Monday, September 28, 2009

G-20 Leaders Agree to IMF Changes in Pittsburgh

Sources:
Leaders Statement: The Pittsburgh Summit
G-20 Backs Sustained Crisis Response, Shift in IMF Representation
G20 agrees to shift more IMF voting power to developing countries
IMF Standing Borrowing Arrangements

At the G-20 meeting in Pittsburgh, the International Monetary Fund (IMF) was asked to support G-20 efforts under their new “Framework for Strong, Sustainable, and Balanced Growth.” The new framework is designed to help global growth become sustainable and more balanced. To ensure that the framework is supported by even-handed analysis, the IMF has been asked to assist the Finance Ministers and Central Bank Governors by developing a forward-looking analysis to determine whether the policies pursued by individual G-20 countries are consistent with the collective goals. The IMF will report on global economic developments, patterns of growth, and suggested policy changes regularly to both the G-20 and the International Monetary and Financial Committee. Plans to develop this process will take place in November.

The G-20 leaders agreed that the IMF must play a role in promoting global financial stability and rebalancing growth. Both the G-20’s commitment to increase funds available to the IMF and the innovative steps taken by the IMF to create the facilities needed for its resources to be used have reduced global risks. The leaders said the collective response to the crisis has highlighted the benefits of international cooperation and the need for a more legitimate and effective IMF. The G-20 leaders welcomed the reform of IMF’s lending facilities, including the creation of the innovative Flexible Credit Line, and committing over $500 billion to a renewed New Arrangements to Borrow program that provides financing to the IMF.

The IMF’s quota and voice reforms received continued support from the G-20. The reforms are a step toward enhancing the voice and representation of the worlds’ emerging and developing countries. These countries will see a shift in quota share of at least five percent from over-represented to under-represented countries from what is currently a 60/40 percent split. In addition, the G-20 has committed to protect the voting share of the poorest in the IMF. IMF Managing Director, Dominique Strauss-Kahn, said that these efforts will lay a foundation for a deeper partnership in economic policy between emerging and developing countries and advanced economies.
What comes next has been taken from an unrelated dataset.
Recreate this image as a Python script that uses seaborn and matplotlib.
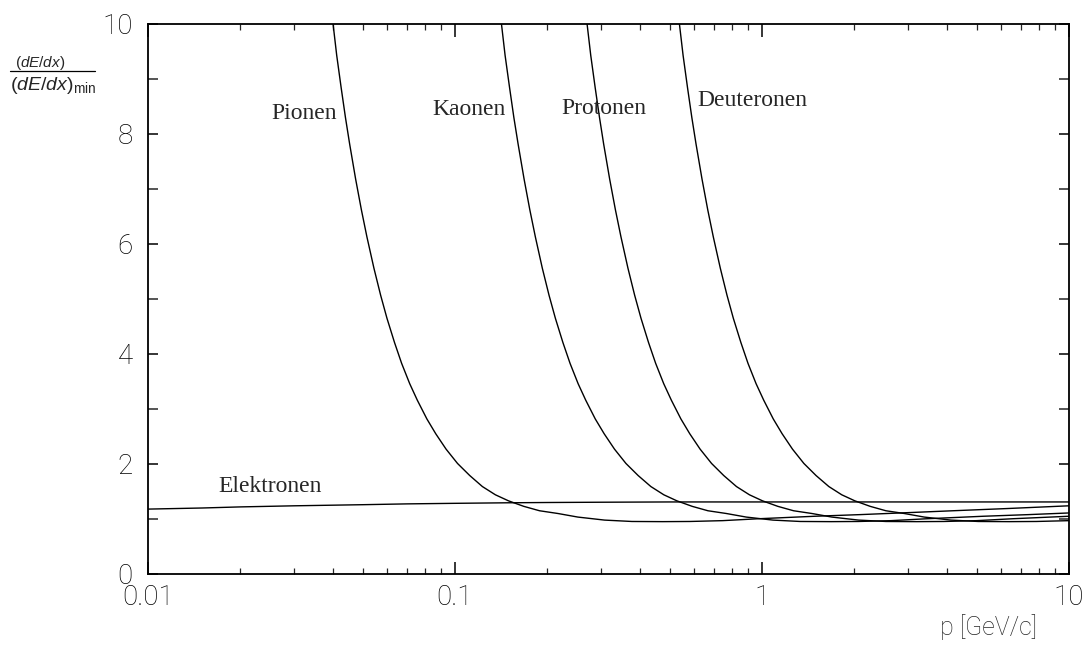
import numpy as np
import pandas as pd
import seaborn as sns
import matplotlib
matplotlib.use("Agg")
import matplotlib.pyplot as plt
from matplotlib.ticker import MultipleLocator, LogLocator, NullFormatter, FixedLocator, FixedFormatter
from matplotlib.lines import Line2D

# ---- data ----
pion_p = [0.04007, 0.04118, 0.04258, 0.04397, 0.04537, 0.04746, 0.04956, 0.05165, 0.05444, 0.05724,
          0.06003, 0.06352, 0.06701, 0.0712, 0.07538, 0.08097, 0.08655, 0.09353, 0.1019, 0.1117,
          0.1228, 0.1354, 0.1494, 0.1675, 0.1885, 0.2164, 0.2513, 0.3071, 0.3769, 0.4746,
          0.5821, 0.7441, 0.9772, 1.488, 2.094, 2.828, 4.188, 6.282, 10.0]
pion_y = [10.0, 9.43, 8.84, 8.30, 7.82, 7.18, 6.62, 6.13, 5.56, 5.07,
          4.65, 4.21, 3.83, 3.46, 3.16, 2.82, 2.55, 2.27, 2.01, 1.79,
          1.59, 1.44, 1.33, 1.23, 1.15, 1.10, 1.035, 0.98, 0.955, 0.952,
          0.955, 0.97, 1.005, 1.05, 1.08, 1.11, 1.15, 1.19, 1.24]

kaon_p = [0.1417, 0.1456, 0.1506, 0.1555, 0.1605, 0.1679, 0.1753, 0.1827, 0.1925, 0.2024,
          0.2123, 0.2246, 0.2370, 0.2518, 0.2666, 0.2863, 0.3061, 0.3308, 0.3604, 0.3950,
          0.4345, 0.4789, 0.5283, 0.5924, 0.6665, 0.7652, 0.8887, 1.086, 1.333, 1.679,
          2.059, 2.631, 3.456, 5.263, 7.406, 10.0]
kaon_y = [10.0, 9.43, 8.84, 8.30, 7.82, 7.18, 6.62, 6.13, 5.56, 5.07,
          4.65, 4.21, 3.83, 3.46, 3.16, 2.82, 2.55, 2.27, 2.01, 1.79,
          1.59, 1.44, 1.33, 1.23, 1.15, 1.10, 1.035, 0.98, 0.955, 0.952,
          0.955, 0.97, 1.005, 1.05, 1.08, 1.11]

proton_p = [0.2693, 0.2768, 0.2862, 0.2956, 0.3049, 0.3190, 0.3331, 0.3472, 0.3659, 0.3847,
            0.4035, 0.4269, 0.4504, 0.4785, 0.5067, 0.5442, 0.5817, 0.6287, 0.6850, 0.7506,
            0.8257, 0.9102, 1.004, 1.126, 1.267, 1.454, 1.689, 2.064, 2.533, 3.190,
            3.913, 5.001, 6.568, 10.0]
proton_y = [10.0, 9.43, 8.84, 8.30, 7.82, 7.18, 6.62, 6.13, 5.56, 5.07,
            4.65, 4.21, 3.83, 3.46, 3.16, 2.82, 2.55, 2.27, 2.01, 1.79,
            1.59, 1.44, 1.33, 1.23, 1.15, 1.10, 1.035, 0.98, 0.955, 0.952,
            0.955, 0.97, 1.005, 1.05]

deuteron_p = [0.5383, 0.5533, 0.5721, 0.5908, 0.6096, 0.6377, 0.6658, 0.6940, 0.7315, 0.7690,
              0.8065, 0.8534, 0.9003, 0.9566, 1.013, 1.088, 1.163, 1.257, 1.369, 1.500,
              1.651, 1.819, 2.007, 2.251, 2.532, 2.907, 3.376, 4.126, 5.064, 6.377,
              7.821, 10.0]
deuteron_y = [10.0, 9.43, 8.84, 8.30, 7.82, 7.18, 6.62, 6.13, 5.56, 5.07,
              4.65, 4.21, 3.83, 3.46, 3.16, 2.82, 2.55, 2.27, 2.01, 1.79,
              1.59, 1.44, 1.33, 1.23, 1.15, 1.10, 1.035, 0.98, 0.955, 0.952,
              0.955, 0.97]

electron_p = [0.01, 0.015, 0.02, 0.03, 0.05, 0.07, 0.1, 0.15, 0.2, 0.3, 0.5, 1.0, 2.0, 5.0, 10.0]
electron_y = [1.18, 1.20, 1.22, 1.24, 1.26, 1.275, 1.285, 1.295, 1.30, 1.305, 1.31, 1.31, 1.31, 1.31, 1.31]

species = ["Elektronen", "Pionen", "Kaonen", "Protonen", "Deuteronen"]
x_ticks = [0.01, 0.1, 1, 10]
x_ticklabels = ["0.01", "0.1", "1", "10"]
y_ticks = [0, 2, 4, 6, 8, 10]

frames = []
for name, p, y in [("Elektronen", electron_p, electron_y), ("Pionen", pion_p, pion_y),
                   ("Kaonen", kaon_p, kaon_y), ("Protonen", proton_p, proton_y),
                   ("Deuteronen", deuteron_p, deuteron_y)]:
    frames.append(pd.DataFrame({"p": p, "dedx": y, "species": name}))
df = pd.concat(frames, ignore_index=True)

# ---- style ----
sns.set_theme(style="ticks")
plt.rcParams["font.family"] = ["Roboto", "DejaVu Sans"]
plt.rcParams["mathtext.fontset"] = "custom"
plt.rcParams["mathtext.rm"] = "Liberation Sans"
plt.rcParams["mathtext.it"] = "Liberation Sans:italic"

fig = plt.figure(figsize=(10.88, 6.62), dpi=100)
ax = fig.add_axes([148 / 1088, 1 - 574 / 662, (1069 - 148) / 1088, (574 - 24) / 662])

sns.lineplot(data=df, x="p", y="dedx", hue="species", hue_order=species,
             palette=["black"] * 5, linewidth=1.0, legend=False, ax=ax,
             sort=False, estimator=None)

ax.set_xscale("log")
ax.set_xlim(0.01, 10)
ax.set_ylim(0, 10)
ax.xaxis.set_major_locator(FixedLocator(x_ticks))
ax.xaxis.set_major_formatter(FixedFormatter(x_ticklabels))
ax.xaxis.set_minor_locator(LogLocator(base=10, subs=np.arange(2, 10)))
ax.xaxis.set_minor_formatter(NullFormatter())
ax.yaxis.set_major_locator(FixedLocator(y_ticks))
ax.yaxis.set_minor_locator(MultipleLocator(1))
ax.set_xlabel("")
ax.set_ylabel("")

for s in ax.spines.values():
    s.set_linewidth(1.3)
    s.set_color("black")

ax.tick_params(axis="x", which="major", direction="in", length=9, width=1.1,
               top=True, bottom=True, pad=7, labelsize=20, colors="black")
ax.tick_params(axis="x", which="minor", direction="in", length=4, width=0.9,
               top=True, bottom=True)
ax.tick_params(axis="y", which="major", direction="in", length=7, width=1.1,
               left=True, right=True, pad=11, labelsize=20, colors="black")
ax.tick_params(axis="y", which="minor", direction="in", length=7, width=1.1,
               left=True, right=True)
for lab in ax.get_xticklabels() + ax.get_yticklabels():
    lab.set_fontweight("light")

# curve labels
serif = ["Liberation Serif", "DejaVu Serif"]
ax.text(0.04126, 8.38, "Pionen", family=serif, fontsize=17, ha="right", va="center")
ax.text(0.1466, 8.44, "Kaonen", family=serif, fontsize=17, ha="right", va="center")
ax.text(0.2215, 8.47, "Protonen", family=serif, fontsize=17, ha="left", va="center")
ax.text(0.614, 8.6, "Deuteronen", family=serif, fontsize=17, ha="left", va="center")
ax.text(0.017, 1.6, "Elektronen", family=serif, fontsize=17, ha="left", va="center")

# x axis title
fig.text(988 / 1088, 1 - 627 / 662, "p [GeV/c]", fontsize=18, fontweight="light",
         ha="center", va="center")

# y axis title as a fraction
fig.text(40 / 1088, 1 - 63 / 662, r"$(dE/dx)$", fontsize=11, ha="center", va="center")
fig.add_artist(Line2D([10 / 1088, 95 / 1088], [1 - 71 / 662, 1 - 71 / 662],
                      color="black", linewidth=0.9, transform=fig.transFigure))
fig.text(10 / 1088, 1 - 86 / 662, r"$(dE/dx)_{\mathrm{min}}$", fontsize=14,
         ha="left", va="center")

fig.savefig("out.png", dpi=100, facecolor="white")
Some analysts are concerned that the reform failed to fully redress IMF imbalances. The poorest countries do not have enough voices, while some of the main emerging countries are still underrepresented. Max Lawson, Oxfam senior policy advisor, said that updating the IMF quota share is not real reform and without changing the IMF voting rules to give poor countries a real say, the IMF will remain the “world’s richest country club.”

Discussion Questions:
1. Do you agree with the G-20’s assessment that the IMF is in the best position to be the policy watchdog?
2. Will the increase in IMF lending capabilities cause harm to the emerging and developing countries that are accessing these funds? What effect will it have on the advanced economies?
3. Will the IMF’s shift in quota share have a positive impact on the partnership between emerging and developing countries and the advanced economies?

3 comments:

Megan Murray said...

What is the difference between the G-20, the G-8, and the G-7? Are they all organized for the same purpose, or do they meet for different agendas?

Anonymous said...

They are essentially organized for the same purpose (ie. world leaders meeting to discuss common action to address global problems) but they include a different range of nations. The G-7 is the original, least-inclusive group, while the G-20 is gaining power and legitimacy through a growing recognition that more nations should be included in the global discussion of problems that affect the entire world.